Call for Papers: Architecture in the Arts
CALL FOR PAPERS
ARCHITECTURE IN THE ARTS
The Intersection of Artistic and Architectural Practice on a Global Scale
c.1300 - c.1600
University of Warwick
November 2020
Architectural structures are often a prominent feature in narrative images, for which they create striking settings, or are themselves the main subject of representation, from wood inlays to sculpted reliefs, from frescoes to panel and oil paintings, from illuminations and scroll paintings to prints. They engage with the narrative, whilst also providing a narrative of their own, as they testify to the architectural imagination of artists and communicative abilities of architectural forms. Yet, two-dimensional buildings are often discussed only as spatial devices articulating depth, and as lesser counterparts of large-scale three-dimensional structures. This approach hinders our understanding of the structural and ornamental ambition of many two-dimensional buildings, which can present architectural solutions that were adopted only decades later in built structures. It also prevents us from fully recognising the cultural value attached to architectural forms and their rhetorical dimension.
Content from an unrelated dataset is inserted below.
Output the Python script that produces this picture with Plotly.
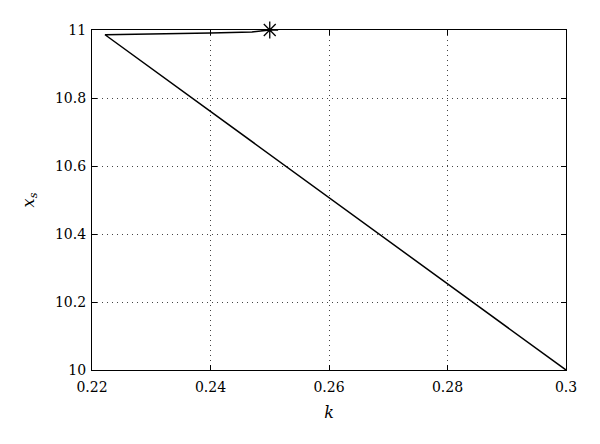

Architecture in the Arts is a workshop open to postgraduate students, early career researchers and established scholars alike, aiming to challenge traditional approaches to the representation of architecture in the visual arts in order to bridge the historiographical gap between art and architectural history. The event will focus on the period between c. 1300 to c. 1600 as a turning point for the representation of architecture. This study day aims to shed light on the innovativeness of architectural representation across a variety of media within and beyond Europe, furthering research on the intersection of artistic and architectural practice on a global scale. Therefore, proposals discussing Northern European or Byzantine material are particularly welcome, as are those exploring Middle Eastern, Asian, African or Latin American artistic production. Papers may address a variety of topics, including but not limited to:
· Interaction and exchange between artists and architects
· Craftsmen working as both artists and architects
· The roles architecture plays within a narrative image
· The symbolism of architecture
· The relationship between representations of architecture and built structures
· The development of architectural project drawing in relation to painted and sculpted buildings
· Ornamental originality and structural ingenuity in both two and three-dimensional architecture
Papers will be considered for publication in a special issue of Architectural History, the journal of the Society of Architectural Historians of Great Britain. Travel and accommodation expenses will be reimbursed on the basis of funding availability.